Jeff Bridges gives his best performance in years in this timely crime caper from David Mackenzie.
A slot in the experimentally inclined Un Certain Regard section of the Cannes Film Festival seemed like a strange fit for this new film by David Mackenzie (Starred Up), with its starry cast and seemingly commercial intentions. It’s a story that simultaneously revels in crowd-pleasing gestures, but also subverts generic rules and absolutely requires strong leads to carry out the deed.
Chris Pine and Ben Foster are up to the challenge, playing brothers Toby and Tanner who set out to rob a string of small banks in their native West Texas. Although Toby is the brains of the operation and Tanner the muscle, Mackenzie by and large rejects heist movie conventions, specifically the notion of the heroic and witty anti-hero who controls and terrifies his hapless victims.
He instead presents a modern, realistic Texas in which poverty permeates every corner and touches all of its inhabitants. Rather than fear and awe, the brothers’ victims have only contempt and pity for these desperate men hoping for more. The brothers cannot be authentic cowboys precisely because there is no money to steal. The modest wooden town houses seen in classic westerns, and the optimism they implied, have here been replaced by the precariousness of rundown lower-class homes, decaying and neglected.

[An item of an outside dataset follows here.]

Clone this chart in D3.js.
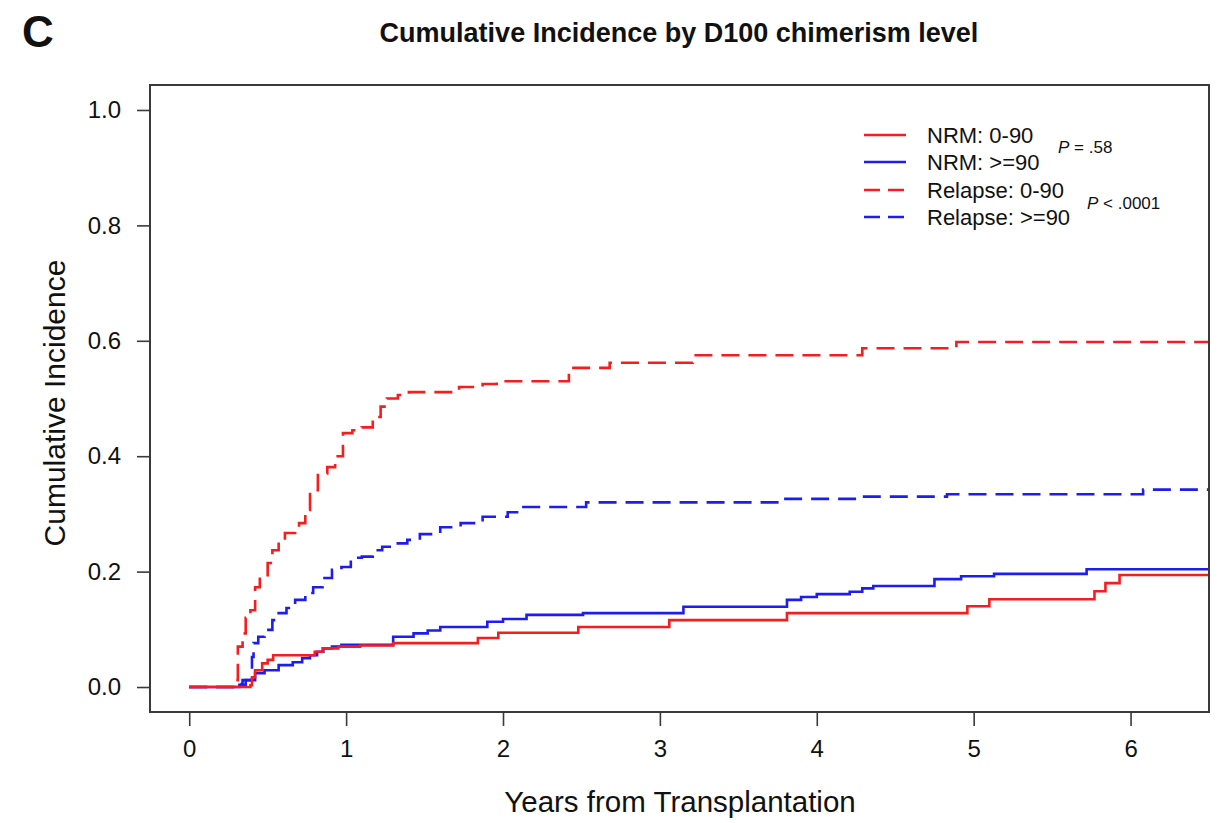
<!DOCTYPE html>
<html>
<head>
<meta charset="utf-8">
<script src="https://cdn.jsdelivr.net/npm/d3@7"></script>
<style>
  html, body { margin: 0; padding: 0; background: #fff; }
  svg { display: block; }
  text { font-family: "Liberation Sans", Arial, sans-serif; fill: #111; }
</style>
</head>
<body>
<svg id="chart" width="1220" height="823"></svg>
<script>
// ---- data ----
const xTicks = [0, 1, 2, 3, 4, 5, 6];
const yTicks = [0.0, 0.2, 0.4, 0.6, 0.8, 1.0];

const nrmLowTime  = [0, 0.39, 0.40, 0.42, 0.465, 0.50, 0.535, 0.80, 0.85, 0.95, 1.09, 1.30, 1.84, 1.97, 2.48, 3.06, 3.81, 4.96, 5.10, 5.77, 5.84, 5.93, 6.6];
const nrmLowValue = [0, 0.003, 0.017, 0.029, 0.041, 0.047, 0.055, 0.061, 0.067, 0.070, 0.072, 0.076, 0.085, 0.094, 0.104, 0.116, 0.128, 0.140, 0.152, 0.166, 0.180, 0.194, 0.194];

const nrmHighTime  = [0, 0.32, 0.36, 0.42, 0.48, 0.57, 0.66, 0.72, 0.77, 0.815, 0.855, 0.91, 0.97, 1.30, 1.43, 1.52, 1.60, 1.90, 2.00, 2.15, 2.51, 3.15, 3.81, 3.90, 4.00, 4.21, 4.29, 4.36, 4.75, 4.92, 5.13, 5.72, 6.6];
const nrmHighValue = [0, 0.004, 0.012, 0.024, 0.029, 0.038, 0.043, 0.050, 0.055, 0.061, 0.067, 0.070, 0.073, 0.087, 0.093, 0.098, 0.104, 0.113, 0.118, 0.125, 0.128, 0.139, 0.151, 0.156, 0.161, 0.165, 0.171, 0.175, 0.187, 0.192, 0.196, 0.204, 0.204];

const relLowTime  = [0, 0.29, 0.31, 0.34, 0.36, 0.39, 0.42, 0.45, 0.50, 0.53, 0.57, 0.61, 0.675, 0.70, 0.74, 0.77, 0.82, 0.88, 0.93, 0.98, 1.04, 1.10, 1.17, 1.22, 1.26, 1.33, 1.40, 1.72, 1.87, 1.96, 2.42, 2.68, 3.21, 4.29, 4.89, 6.6];
const relLowValue = [0, 0.012, 0.070, 0.093, 0.120, 0.133, 0.173, 0.190, 0.215, 0.237, 0.255, 0.267, 0.272, 0.284, 0.307, 0.341, 0.370, 0.381, 0.400, 0.440, 0.445, 0.450, 0.468, 0.486, 0.500, 0.506, 0.511, 0.520, 0.525, 0.530, 0.553, 0.562, 0.575, 0.587, 0.598, 0.598];

const relHighTime  = [0, 0.32, 0.34, 0.40, 0.41, 0.44, 0.48, 0.53, 0.57, 0.62, 0.675, 0.74, 0.79, 0.85, 0.91, 0.97, 1.03, 1.10, 1.17, 1.23, 1.30, 1.39, 1.47, 1.60, 1.73, 1.87, 2.03, 2.13, 2.53, 3.76, 4.27, 4.83, 6.08, 6.6];
const relHighValue = [0, 0.005, 0.012, 0.052, 0.076, 0.087, 0.099, 0.116, 0.128, 0.137, 0.151, 0.163, 0.173, 0.189, 0.203, 0.208, 0.224, 0.226, 0.237, 0.243, 0.249, 0.255, 0.265, 0.277, 0.284, 0.295, 0.303, 0.312, 0.320, 0.326, 0.330, 0.334, 0.342, 0.342];

const seriesNames  = ["NRM: 0-90", "NRM: >=90", "Relapse: 0-90", "Relapse: >=90"];
const seriesColors = ["#f51d1d", "#1d1df0", "#f51d1d", "#1d1df0"];
const seriesDashed = [false, false, true, true];

const title = "Cumulative Incidence by D100 chimerism level";
const panelLetter = "C";
const xLabel = "Years from Transplantation";
const yLabel = "Cumulative Incidence";

// ---- layout ----
const box = { left: 150, right: 1209, top: 85, bottom: 712 };
const svg = d3.select("#chart");

const x = d3.scaleLinear().domain([-0.25, 6.5]).range([box.left, box.right]);
const y = d3.scaleLinear().domain([-0.0433, 1.0433]).range([box.bottom, box.top]);

svg.append("defs").append("clipPath").attr("id", "clip")
  .append("rect").attr("x", box.left).attr("y", box.top)
  .attr("width", box.right - box.left).attr("height", box.bottom - box.top);

const series = [
  d3.zip(nrmLowTime, nrmLowValue),
  d3.zip(nrmHighTime, nrmHighValue),
  d3.zip(relLowTime, relLowValue),
  d3.zip(relHighTime, relHighValue)
];

const line = d3.line().x(d => x(d[0])).y(d => y(d[1])).curve(d3.curveStepAfter);

const g = svg.append("g").attr("clip-path", "url(#clip)");
[3, 2, 1, 0].forEach(i => {
  g.append("path")
    .attr("d", line(series[i]))
    .attr("fill", "none")
    .attr("stroke", seriesColors[i])
    .attr("stroke-width", 2.6)
    .attr("stroke-dasharray", seriesDashed[i] ? "18,9" : null);
});

// frame
svg.append("rect")
  .attr("x", box.left).attr("y", box.top)
  .attr("width", box.right - box.left).attr("height", box.bottom - box.top)
  .attr("fill", "none").attr("stroke", "#3a3a3a").attr("stroke-width", 2);

// x axis (ticks only, below frame)
const xAxis = d3.axisBottom(x).tickValues(xTicks).tickFormat(d3.format("d"))
  .tickSize(14).tickPadding(14);
const xg = svg.append("g").attr("transform", `translate(0,${box.bottom})`).call(xAxis);
xg.select(".domain").remove();
xg.selectAll(".tick line").attr("stroke", "#3a3a3a").attr("stroke-width", 1.6);
xg.selectAll(".tick text").attr("font-size", 24)
  .attr("font-family", "'Liberation Sans', Arial, sans-serif").attr("fill", "#111");

// y axis
const yAxis = d3.axisLeft(y).tickValues(yTicks).tickFormat(d3.format(".1f"))
  .tickSize(13).tickPadding(16);
const yg = svg.append("g").attr("transform", `translate(${box.left},0)`).call(yAxis);
yg.select(".domain").remove();
yg.selectAll(".tick line").attr("stroke", "#3a3a3a").attr("stroke-width", 1.6);
yg.selectAll(".tick text").attr("font-size", 24)
  .attr("font-family", "'Liberation Sans', Arial, sans-serif").attr("fill", "#111");

// titles
svg.append("text").attr("x", 22).attr("y", 47)
  .attr("font-size", 44).attr("font-weight", "bold").text(panelLetter);
svg.append("text").attr("x", 679).attr("y", 42).attr("text-anchor", "middle")
  .attr("font-size", 27).attr("font-weight", "bold").text(title);
svg.append("text").attr("x", 680).attr("y", 812).attr("text-anchor", "middle")
  .attr("font-size", 29.5).text(xLabel);
svg.append("text").attr("transform", "translate(65,403) rotate(-90)")
  .attr("text-anchor", "middle").attr("font-size", 30).text(yLabel);

// legend
const legY = [135, 162, 190, 217];
const leg = svg.append("g");
seriesNames.forEach((name, i) => {
  leg.append("line")
    .attr("x1", 864).attr("x2", 906).attr("y1", legY[i]).attr("y2", legY[i])
    .attr("stroke", seriesColors[i]).attr("stroke-width", 2.6)
    .attr("stroke-dasharray", seriesDashed[i] ? "16,8" : null);
  leg.append("text").attr("x", 927).attr("y", legY[i] + 8)
    .attr("font-size", 22).text(name);
});

// p-values
const p1 = svg.append("text").attr("x", 1058).attr("y", 153).attr("font-size", 17);
p1.append("tspan").attr("font-style", "italic").text("P");
p1.append("tspan").text(" = .58");
const p2 = svg.append("text").attr("x", 1087).attr("y", 209).attr("font-size", 17);
p2.append("tspan").attr("font-style", "italic").text("P");
p2.append("tspan").text(" < .0001");
</script>
</body>
</html>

Mackenzie relieves this demoralising message with a sarcastic sense of humour from both the civilians dealing with the robbers and the laconic authorities on their trail. Jeff Bridges as Ranger Hamilton comments with typical wit on the bleak economic situation and the obsolescence of every tradition that has given Texas its identity, including himself. His favourite jokes are those aimed at his mixed race partner Alberto, who is half Native American, half Mexican, and a ranger on top of that. Alberto is a constant reminder of the harm done by old convictions.
Not stopping there, Mackenzie relies on a multitude of side characters, often members of the older generation, but also struggling young people trying to make ends meet. He evokes a pervading sense of nostalgia laced with resignation. Capitalism and its vices make the old fights between cowboy and outlaw seem like a walk in the park. The film is at its most gracious and touching when Hamilton is pensive, sitting alone, silently contemplating his approaching retirement and flooding the screen with memories of a time that was no fairer, but that he understood better.
While Tanner provides the action with his brutal enjoyment of violent crime for the sake of it, Toby’s motives are more obscure and his plan more intricate. The progressive revelation of this fundamentally good man’s intentions makes for slow-burn, gripping suspense, and a twist as subtle as it is maddening. In his selflessness and his love for his family, Toby remains a real cowboy, yet one fighting against new demons and doing so by playing their game.
Hamilton and Toby – indeed all the characters – are united against the common enemy of capitalism, but their own former identities have faded away in the face of new dividing lines. The bank has power over everyone, but the richest citizens are the ones with freedom. The cowboy must hide behind money rather than out on the dusty plains.